Arts/Culture, Business, Health Care, Law & Justice

The News in Brief

  • Finance Minsiter Alonso Segura appointed two new Deputy Ministers to his portfolio. Rossana Polastri, who was an analyst at The Brookings Institution and Grade, and worked for 18 years with the World Bank, has been appointed deputy minister of Finance. The new deputy minister of Economy is Enzo Defilippi, who has a doctorate in economics from Erasmus University, Rotterdam, and for the past 20 years has served as a consultant and advisor to the ministries of Economy, Production and to ProInversion.
  • Sedapal, the Lima water board, has been investing S/.30 million (US$10 mn) a year since 2012 in filtering agents — mostly activated carbon or charcoal—to purify Lima’s drinking water supply. According to the production manager, Yolanda Andia, this is a 50% increase since 2011, due to greater industrial, mining and domestic pollution of the Huaycoloro and Rimac Rivers.
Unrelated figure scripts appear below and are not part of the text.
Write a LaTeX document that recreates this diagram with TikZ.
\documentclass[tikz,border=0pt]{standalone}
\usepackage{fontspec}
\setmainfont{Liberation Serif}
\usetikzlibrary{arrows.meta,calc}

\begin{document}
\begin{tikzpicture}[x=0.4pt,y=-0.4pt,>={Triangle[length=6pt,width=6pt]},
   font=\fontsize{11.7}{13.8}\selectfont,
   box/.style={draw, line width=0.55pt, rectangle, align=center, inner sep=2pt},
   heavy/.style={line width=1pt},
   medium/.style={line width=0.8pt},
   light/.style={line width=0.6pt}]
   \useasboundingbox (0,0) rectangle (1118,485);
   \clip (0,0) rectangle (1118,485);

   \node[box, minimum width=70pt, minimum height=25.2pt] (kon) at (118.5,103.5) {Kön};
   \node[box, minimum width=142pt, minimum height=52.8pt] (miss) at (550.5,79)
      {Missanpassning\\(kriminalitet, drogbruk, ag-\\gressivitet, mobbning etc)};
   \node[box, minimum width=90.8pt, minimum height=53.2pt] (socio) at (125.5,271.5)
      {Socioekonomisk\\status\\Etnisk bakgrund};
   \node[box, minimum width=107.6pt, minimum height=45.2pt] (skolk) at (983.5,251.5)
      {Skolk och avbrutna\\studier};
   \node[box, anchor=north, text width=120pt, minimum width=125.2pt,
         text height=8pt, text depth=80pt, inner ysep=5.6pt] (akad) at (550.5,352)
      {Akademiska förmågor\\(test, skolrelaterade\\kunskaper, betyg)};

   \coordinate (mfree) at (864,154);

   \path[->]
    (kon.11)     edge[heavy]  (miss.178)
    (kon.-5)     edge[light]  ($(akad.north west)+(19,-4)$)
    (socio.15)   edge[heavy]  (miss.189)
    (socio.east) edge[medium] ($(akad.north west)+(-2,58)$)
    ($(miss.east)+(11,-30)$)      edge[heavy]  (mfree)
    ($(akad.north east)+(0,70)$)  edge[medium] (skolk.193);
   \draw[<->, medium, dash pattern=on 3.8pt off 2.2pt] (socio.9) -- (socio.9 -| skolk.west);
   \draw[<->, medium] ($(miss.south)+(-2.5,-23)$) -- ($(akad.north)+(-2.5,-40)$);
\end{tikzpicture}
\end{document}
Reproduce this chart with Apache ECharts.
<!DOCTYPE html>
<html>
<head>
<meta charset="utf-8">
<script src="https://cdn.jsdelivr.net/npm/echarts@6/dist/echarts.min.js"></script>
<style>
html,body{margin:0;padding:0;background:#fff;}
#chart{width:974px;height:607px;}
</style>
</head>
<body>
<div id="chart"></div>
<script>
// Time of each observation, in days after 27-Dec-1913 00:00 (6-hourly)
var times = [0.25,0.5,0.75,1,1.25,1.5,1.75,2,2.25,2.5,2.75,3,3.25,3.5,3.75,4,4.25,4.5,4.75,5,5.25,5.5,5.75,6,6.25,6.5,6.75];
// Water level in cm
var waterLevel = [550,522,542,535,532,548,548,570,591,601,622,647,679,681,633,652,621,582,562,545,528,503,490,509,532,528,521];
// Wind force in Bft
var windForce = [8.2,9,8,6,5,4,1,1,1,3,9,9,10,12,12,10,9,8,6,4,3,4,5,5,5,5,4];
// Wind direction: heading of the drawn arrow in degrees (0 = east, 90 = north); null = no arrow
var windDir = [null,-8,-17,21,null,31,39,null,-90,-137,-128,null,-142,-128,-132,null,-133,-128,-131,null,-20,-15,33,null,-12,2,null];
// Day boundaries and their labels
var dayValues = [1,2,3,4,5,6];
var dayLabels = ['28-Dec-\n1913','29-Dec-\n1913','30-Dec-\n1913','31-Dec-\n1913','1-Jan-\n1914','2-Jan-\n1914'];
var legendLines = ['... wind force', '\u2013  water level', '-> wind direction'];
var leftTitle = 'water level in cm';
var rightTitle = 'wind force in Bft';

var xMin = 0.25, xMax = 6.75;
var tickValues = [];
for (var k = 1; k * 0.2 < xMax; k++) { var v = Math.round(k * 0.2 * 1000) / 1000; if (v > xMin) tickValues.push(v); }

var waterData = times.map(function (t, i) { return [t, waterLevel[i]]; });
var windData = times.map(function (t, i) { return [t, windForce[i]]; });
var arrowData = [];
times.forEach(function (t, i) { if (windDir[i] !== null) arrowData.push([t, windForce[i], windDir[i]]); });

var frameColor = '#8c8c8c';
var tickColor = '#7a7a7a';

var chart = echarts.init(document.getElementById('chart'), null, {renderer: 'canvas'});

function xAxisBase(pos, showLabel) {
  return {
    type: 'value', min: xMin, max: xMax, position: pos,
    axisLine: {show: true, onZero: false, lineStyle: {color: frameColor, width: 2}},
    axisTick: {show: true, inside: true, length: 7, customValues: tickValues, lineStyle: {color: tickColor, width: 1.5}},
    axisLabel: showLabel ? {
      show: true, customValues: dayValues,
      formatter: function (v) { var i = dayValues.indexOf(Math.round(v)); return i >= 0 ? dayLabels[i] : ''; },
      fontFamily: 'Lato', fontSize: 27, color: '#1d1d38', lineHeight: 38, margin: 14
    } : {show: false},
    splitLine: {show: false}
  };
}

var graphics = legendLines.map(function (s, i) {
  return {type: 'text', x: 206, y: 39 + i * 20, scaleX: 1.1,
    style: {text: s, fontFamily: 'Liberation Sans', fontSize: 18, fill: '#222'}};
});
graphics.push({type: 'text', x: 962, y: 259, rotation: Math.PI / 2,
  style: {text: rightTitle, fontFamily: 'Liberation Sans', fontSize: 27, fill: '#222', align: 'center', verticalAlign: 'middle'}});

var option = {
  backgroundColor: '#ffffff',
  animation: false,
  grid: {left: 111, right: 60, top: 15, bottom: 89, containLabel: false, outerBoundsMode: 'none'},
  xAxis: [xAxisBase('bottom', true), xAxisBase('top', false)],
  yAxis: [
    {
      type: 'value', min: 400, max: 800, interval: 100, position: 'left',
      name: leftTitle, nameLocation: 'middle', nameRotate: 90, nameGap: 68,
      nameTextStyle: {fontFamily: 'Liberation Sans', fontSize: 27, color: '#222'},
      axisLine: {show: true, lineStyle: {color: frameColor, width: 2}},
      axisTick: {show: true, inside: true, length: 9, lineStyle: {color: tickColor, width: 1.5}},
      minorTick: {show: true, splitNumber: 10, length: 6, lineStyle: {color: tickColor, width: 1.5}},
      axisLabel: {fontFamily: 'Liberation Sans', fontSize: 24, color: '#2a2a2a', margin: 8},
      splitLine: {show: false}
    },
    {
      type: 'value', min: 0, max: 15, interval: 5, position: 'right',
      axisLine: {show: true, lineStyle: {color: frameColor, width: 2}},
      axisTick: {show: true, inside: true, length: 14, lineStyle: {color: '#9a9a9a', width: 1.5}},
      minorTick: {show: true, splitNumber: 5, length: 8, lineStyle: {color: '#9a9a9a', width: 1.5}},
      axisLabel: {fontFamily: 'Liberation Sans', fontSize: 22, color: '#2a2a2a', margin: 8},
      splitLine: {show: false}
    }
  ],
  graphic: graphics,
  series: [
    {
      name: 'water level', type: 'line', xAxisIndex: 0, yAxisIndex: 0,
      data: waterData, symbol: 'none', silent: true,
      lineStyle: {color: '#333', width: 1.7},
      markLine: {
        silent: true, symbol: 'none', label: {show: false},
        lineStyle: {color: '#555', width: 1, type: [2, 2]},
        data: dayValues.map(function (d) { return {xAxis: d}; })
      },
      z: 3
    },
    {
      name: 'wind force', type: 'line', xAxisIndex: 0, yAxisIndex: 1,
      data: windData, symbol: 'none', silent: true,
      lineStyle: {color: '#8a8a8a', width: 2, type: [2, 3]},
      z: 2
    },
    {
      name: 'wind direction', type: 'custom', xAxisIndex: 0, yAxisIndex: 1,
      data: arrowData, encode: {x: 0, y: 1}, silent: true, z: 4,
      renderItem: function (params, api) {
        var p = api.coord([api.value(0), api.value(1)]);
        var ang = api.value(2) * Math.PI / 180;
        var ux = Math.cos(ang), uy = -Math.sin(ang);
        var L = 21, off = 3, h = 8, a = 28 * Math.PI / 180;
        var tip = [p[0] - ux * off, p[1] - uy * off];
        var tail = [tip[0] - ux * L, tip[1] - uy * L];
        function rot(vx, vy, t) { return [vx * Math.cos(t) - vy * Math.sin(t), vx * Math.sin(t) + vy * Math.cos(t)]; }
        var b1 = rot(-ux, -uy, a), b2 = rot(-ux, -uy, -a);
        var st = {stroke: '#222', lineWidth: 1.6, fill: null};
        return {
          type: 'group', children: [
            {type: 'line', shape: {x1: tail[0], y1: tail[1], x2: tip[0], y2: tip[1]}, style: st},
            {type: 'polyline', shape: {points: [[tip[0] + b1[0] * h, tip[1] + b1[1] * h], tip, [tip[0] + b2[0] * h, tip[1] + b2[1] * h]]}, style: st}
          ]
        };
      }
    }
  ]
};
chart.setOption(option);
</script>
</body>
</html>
  • Twenty-two royal palms have been poisoned, according to the Lima municipal council, along the Av. Javier Prado expressway in the San Borja district, and heavy gashes have been cut into 18 of the palms. The palms are between the east and west-bound lanes in the vicinity of the Ministry of Culture and the National Theatre. The Lima council has filed a complaint with the police.
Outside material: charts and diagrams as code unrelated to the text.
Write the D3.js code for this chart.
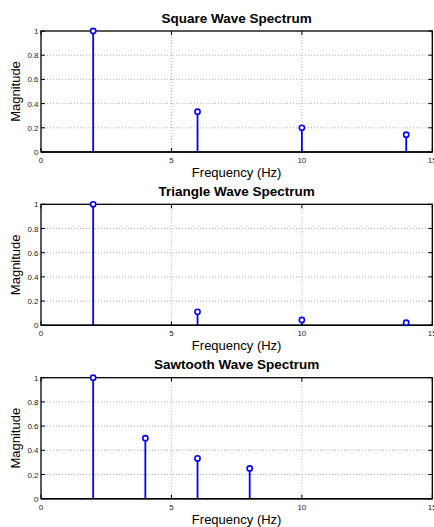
<!doctype html>
<html lang="en">
<head>
  <meta charset="utf-8">
  <title>Wave spectra - D3</title>
  <style>
    body { margin: 0; background: #fff; }
    text { font-family: "Liberation Sans", Arial, Helvetica, sans-serif; }
  </style>
</head>
<body>
  <svg width="434" height="527"></svg>

  <script src="https://cdn.jsdelivr.net/npm/d3@7/dist/d3.min.js"></script>
  <script>
    // data
    var squareFreq = [2, 6, 10, 14];
    var squareMag = [1, 0.333, 0.2, 0.143];
    var triangleFreq = [2, 6, 10, 14];
    var triangleMag = [1, 0.111, 0.044, 0.021];
    var sawFreq = [2, 4, 6, 8];
    var sawMag = [1, 0.5, 0.333, 0.25];
    var titles = ['Square Wave Spectrum', 'Triangle Wave Spectrum', 'Sawtooth Wave Spectrum'];
    var xTicks = [0, 5, 10, 15];
    var yTicks = [0, 0.2, 0.4, 0.6, 0.8, 1];

    var panels = [
      { title: titles[0], f: squareFreq, m: squareMag },
      { title: titles[1], f: triangleFreq, m: triangleMag },
      { title: titles[2], f: sawFreq, m: sawMag }
    ];

    var svg = d3.select('svg');
    var left = 41, right = 432.3, h = 121, tops = [31, 204.3, 377.7];
    var x = d3.scaleLinear().domain([0, 15]).range([left, right]);
    var blue = '#0000ff';

    panels.forEach(function (p, i) {
      var top = tops[i];
      var y = d3.scaleLinear().domain([0, 1]).range([top + h, top]);
      var g = svg.append('g');

      // grid lines (dotted)
      g.selectAll('.gx').data(xTicks.slice(1, -1)).enter()
        .append('line')
        .attr('x1', x).attr('x2', x)
        .attr('y1', top).attr('y2', top + h)
        .attr('stroke', '#999').attr('stroke-width', 0.8)
        .attr('stroke-dasharray', '1,2');
      g.selectAll('.gy').data(yTicks.slice(1, -1)).enter()
        .append('line')
        .attr('x1', left).attr('x2', right)
        .attr('y1', y).attr('y2', y)
        .attr('stroke', '#999').attr('stroke-width', 0.8)
        .attr('stroke-dasharray', '1,2');

      // inner ticks on all four sides
      var tl = 4;
      xTicks.forEach(function (t) {
        g.append('line').attr('x1', x(t)).attr('x2', x(t))
          .attr('y1', top + h).attr('y2', top + h - tl).attr('stroke', '#000');
        g.append('line').attr('x1', x(t)).attr('x2', x(t))
          .attr('y1', top).attr('y2', top + tl).attr('stroke', '#000');
      });
      yTicks.forEach(function (t) {
        g.append('line').attr('x1', left).attr('x2', left + tl)
          .attr('y1', y(t)).attr('y2', y(t)).attr('stroke', '#000');
        g.append('line').attr('x1', right).attr('x2', right - tl)
          .attr('y1', y(t)).attr('y2', y(t)).attr('stroke', '#000');
      });

      // box
      g.append('rect')
        .attr('x', left).attr('y', top)
        .attr('width', right - left).attr('height', h)
        .attr('fill', 'none').attr('stroke', '#000').attr('stroke-width', 1.3);

      // tick labels
      g.selectAll('.xl').data(xTicks).enter()
        .append('text')
        .text(function (d) { return d; })
        .attr('x', x).attr('y', top + h + 11)
        .attr('text-anchor', 'middle')
        .attr('font-size', '8px').attr('fill', '#222');
      g.selectAll('.yl').data(yTicks).enter()
        .append('text')
        .text(function (d) { return d3.format('~g')(d); })
        .attr('x', left - 2.5).attr('y', function (d) { return y(d) + 3; })
        .attr('text-anchor', 'end')
        .attr('font-size', '8px').attr('fill', '#222');

      // stems
      var pts = p.f.map(function (f, k) { return [f, p.m[k]]; });
      g.selectAll('.stem').data(pts).enter()
        .append('line')
        .attr('x1', function (d) { return x(d[0]); })
        .attr('x2', function (d) { return x(d[0]); })
        .attr('y1', y(0))
        .attr('y2', function (d) { return y(d[1]); })
        .attr('stroke', blue).attr('stroke-width', 1.8);
      // baseline
      g.append('line').attr('x1', left).attr('x2', right)
        .attr('y1', y(0)).attr('y2', y(0))
        .attr('stroke', '#000').attr('stroke-width', 1.5);
      g.selectAll('.mk').data(pts).enter()
        .append('circle')
        .attr('cx', function (d) { return x(d[0]); })
        .attr('cy', function (d) { return y(d[1]); })
        .attr('r', 2.6)
        .attr('fill', '#fff').attr('stroke', blue).attr('stroke-width', 1.6);

      // title and axis labels
      g.append('text').text(p.title)
        .attr('x', (left + right) / 2).attr('y', top - 8.5)
        .attr('text-anchor', 'middle')
        .attr('font-size', '13.5px').attr('font-weight', 'bold');
      g.append('text').text('Frequency (Hz)')
        .attr('x', (left + right) / 2).attr('y', top + h + 25)
        .attr('text-anchor', 'middle')
        .attr('font-size', '13px');
      g.append('text').text('Magnitude')
        .attr('transform', 'translate(20,' + (top + h / 2) + ') rotate(-90)')
        .attr('text-anchor', 'middle')
        .attr('font-size', '13px');
    });
  </script>
</body>
</html>
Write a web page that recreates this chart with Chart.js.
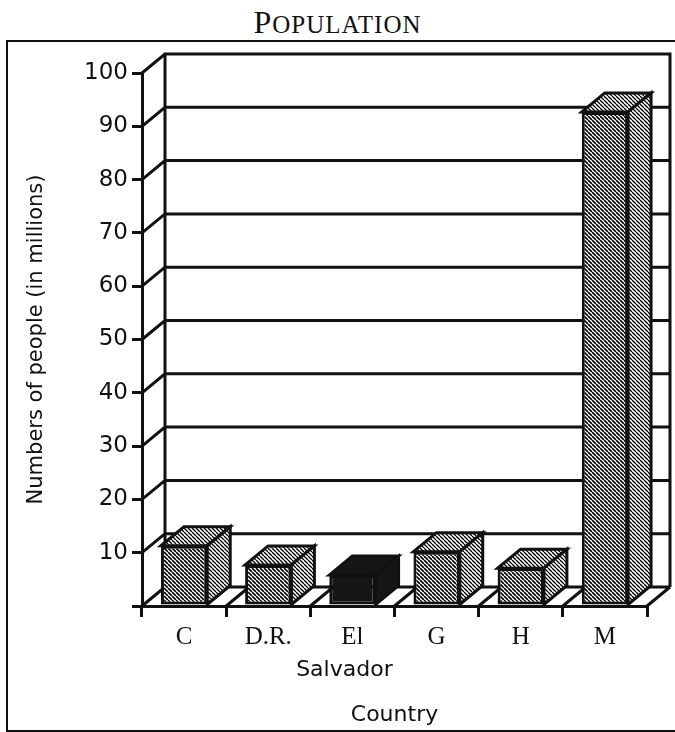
<!DOCTYPE html>
<html>
<head>
<meta charset="utf-8">
<title>Population</title>
<script src="https://cdn.jsdelivr.net/npm/chart.js@4.4.0/dist/chart.umd.min.js"></script>
<style>
  html, body { margin: 0; padding: 0; background: #fff; }
  body { width: 675px; height: 732px; position: relative; overflow: hidden; }
  .title { position: absolute; left: 0; top: 6px; width: 675px; text-align: center;
           font-family: 'Liberation Serif', serif; color: #111; letter-spacing: 1px; line-height: 1; }
  .title .big { font-size: 32px; }
  .title .small { font-size: 25px; }
  .frame { position: absolute; left: 6px; top: 40px; width: 700px; height: 688px; border: 2px solid #111; }
  canvas { position: absolute; left: 0; top: 0; }
</style>
</head>
<body>
<div class="title"><span class="big">P</span><span class="small">OPULATION</span></div>
<div class="frame"></div>
<canvas id="chartPop" width="675" height="732"></canvas>
<script>
/* =============================================
   DATA
   ============================================= */
const countries = ['C', 'D.R.', 'El Salvador', 'G', 'H', 'M'];
const population = [11.3, 7.7, 5.8, 10.2, 7.1, 92.7];   // millions
const darkBar = 'El Salvador';
const yMin = 0, yMax = 100, yStep = 10;

/* =============================================
   STYLE
   ============================================= */
const INK = '#111';
const LINE = 3;
const DEPTH = { x: 23, y: -19 };   // 3d offset of back wall / bar depth

// small tile of "\" diagonal lines, used as a canvas pattern
function hatch(step, lw) {
  const c = document.createElement('canvas');
  c.width = c.height = step;
  const g = c.getContext('2d');
  g.fillStyle = '#fff';
  g.fillRect(0, 0, step, step);
  g.strokeStyle = '#000';
  g.lineWidth = lw;
  g.beginPath();
  for (let k = -1; k <= 1; k++) {
    g.moveTo(0, k * step);
    g.lineTo(step, step + k * step);
  }
  g.stroke();
  return g.createPattern(c, 'repeat');
}
const frontHatch = hatch(4, 1.6);
const sideHatch = hatch(4, 1.3);
const darkFill = '#161616';

function poly(ctx, pts, fill) {
  ctx.beginPath();
  ctx.moveTo(pts[0][0], pts[0][1]);
  pts.slice(1).forEach(p => ctx.lineTo(p[0], p[1]));
  ctx.closePath();
  ctx.fillStyle = fill;
  ctx.fill();
  ctx.stroke();
}

/* =============================================
   3D WALLS / BAR FACES
   ============================================= */
const box3d = {
  id: 'box3d',
  beforeDatasetsDraw(chart) {
    const { ctx, chartArea: a, scales: { x, y } } = chart;
    ctx.save();
    ctx.strokeStyle = INK;
    ctx.lineWidth = LINE;
    ctx.beginPath();
    // back wall outline
    ctx.moveTo(a.left + DEPTH.x, a.bottom + DEPTH.y);
    ctx.lineTo(a.left + DEPTH.x, a.top + DEPTH.y);
    ctx.lineTo(a.right + DEPTH.x, a.top + DEPTH.y);
    ctx.lineTo(a.right + DEPTH.x, a.bottom + DEPTH.y);
    // side wall diagonals + back gridlines
    y.ticks.forEach(t => {
      const py = y.getPixelForValue(t.value);
      ctx.moveTo(a.left, py);
      ctx.lineTo(a.left + DEPTH.x, py + DEPTH.y);
      ctx.lineTo(a.right + DEPTH.x, py + DEPTH.y);
    });
    // floor dividers at category edges
    for (let i = 0; i <= countries.length; i++) {
      const px = x.getPixelForValue(i - 0.5);
      ctx.moveTo(px, a.bottom);
      ctx.lineTo(px + DEPTH.x, a.bottom + DEPTH.y);
    }
    ctx.stroke();
    ctx.restore();
  },
  afterDatasetsDraw(chart) {
    const { ctx } = chart;
    const meta = chart.getDatasetMeta(0);
    ctx.save();
    ctx.strokeStyle = INK;
    ctx.lineWidth = LINE;
    meta.data.forEach((bar, i) => {
      const { x, y, base, width } = bar.getProps(['x', 'y', 'base', 'width'], true);
      const x0 = x - width / 2, x1 = x + width / 2;
      const fill = countries[i] === darkBar ? darkFill : sideHatch;
      poly(ctx, [[x0, y], [x0 + DEPTH.x, y + DEPTH.y], [x1 + DEPTH.x, y + DEPTH.y], [x1, y]], fill);
      poly(ctx, [[x1, y], [x1 + DEPTH.x, y + DEPTH.y], [x1 + DEPTH.x, base + DEPTH.y], [x1, base]], fill);
    });
    ctx.restore();
  },
  afterDraw(chart) {
    // second word of a label goes underneath, in the sans face
    const { ctx, scales: { x } } = chart;
    ctx.save();
    ctx.fillStyle = INK;
    ctx.font = '22px "DejaVu Sans"';
    ctx.textAlign = 'center';
    ctx.textBaseline = 'middle';
    countries.forEach((c, i) => {
      const rest = c.split(' ').slice(1).join(' ');
      if (rest) ctx.fillText(rest, x.getPixelForValue(i) - 8, 670);
    });
    ctx.restore();
  }
};

/* =============================================
   CHART
   ============================================= */
new Chart(document.getElementById('chartPop'), {
  type: 'bar',
  data: {
    labels: countries,
    datasets: [{
      data: population,
      backgroundColor: countries.map(c => c === darkBar ? darkFill : frontHatch),
      borderColor: INK,
      borderWidth: LINE,
      borderSkipped: false,
      barPercentage: 0.55,
      categoryPercentage: 1
    }]
  },
  options: {
    responsive: false,
    animation: false,
    devicePixelRatio: 1,
    layout: { padding: { top: 73, right: 28, bottom: 0, left: 0 } },
    plugins: { legend: { display: false }, tooltip: { enabled: false } },
    scales: {
      x: {
        grid: { offset: true, drawOnChartArea: false, tickLength: 11, color: INK, lineWidth: LINE },
        border: { color: INK, width: LINE },
        ticks: {
          color: INK,
          font: { family: 'Liberation Serif', size: 25 },
          padding: 5,
          maxRotation: 0,
          autoSkip: false,
          callback(v) { return this.getLabelForValue(v).split(' ')[0]; }
        },
        title: {
          display: true, text: 'Country', color: INK,
          font: { family: 'DejaVu Sans', size: 22, lineHeight: 1.2 },
          padding: { top: 0, bottom: 4 }
        },
        afterFit(s) { s.height = 126; }
      },
      y: {
        min: yMin, max: yMax,
        grid: { drawOnChartArea: false, tickLength: 10, color: INK, lineWidth: LINE },
        border: { color: INK, width: LINE },
        ticks: {
          stepSize: yStep,
          color: INK,
          font: { family: 'DejaVu Sans', size: 23 },
          padding: 4,
          callback: v => v === 0 ? '' : v
        },
        title: {
          display: true, text: 'Numbers of people (in millions)', color: INK,
          font: { family: 'DejaVu Sans', size: 21, lineHeight: 1.2 },
          padding: { top: 24, bottom: 0 }
        },
        afterFit(s) { s.width = 142; }
      }
    }
  },
  plugins: [box3d]
});
</script>
</body>
</html>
  • Eminent historian Pablo Macera has donated his personal collection of 34,716 books and 1,099 manuscripts to the National Library, BNP. The collection includes manuscripts from the Colonial era and the war with Chile, as well as rare books such as a 1912 ecclesiastical yearbook from the Archdiocese of Lima, and a 1921-1927 photographic album of the Civil Guard and Police. BNP director Ramón Mujica honored Macera for his vision of Peru as a viceroyalty and a republic and for writing the first social and cultural history of Peruvian art
  • Policeman Marco Castro, 53, is recovering from facial surgery after being seriously injured in the violent protests in the Tambo Valley in Arequipa against the Tia Maria copper project. Castro sustained multiple fractures on 90 percent of his face, caused by attacks with sticks and chains.  During four hours of surgery, 15 specialists (surgeons, nurses, technicians) rebuilt his face with 10 titanium plates and 29 screws, mostly around the eye sockets and cheekbones.  According to the head surgeon, Jimmy Vilca, Castro will be able to eat bland foods in two weeks and recovered from the surgery in 45 days.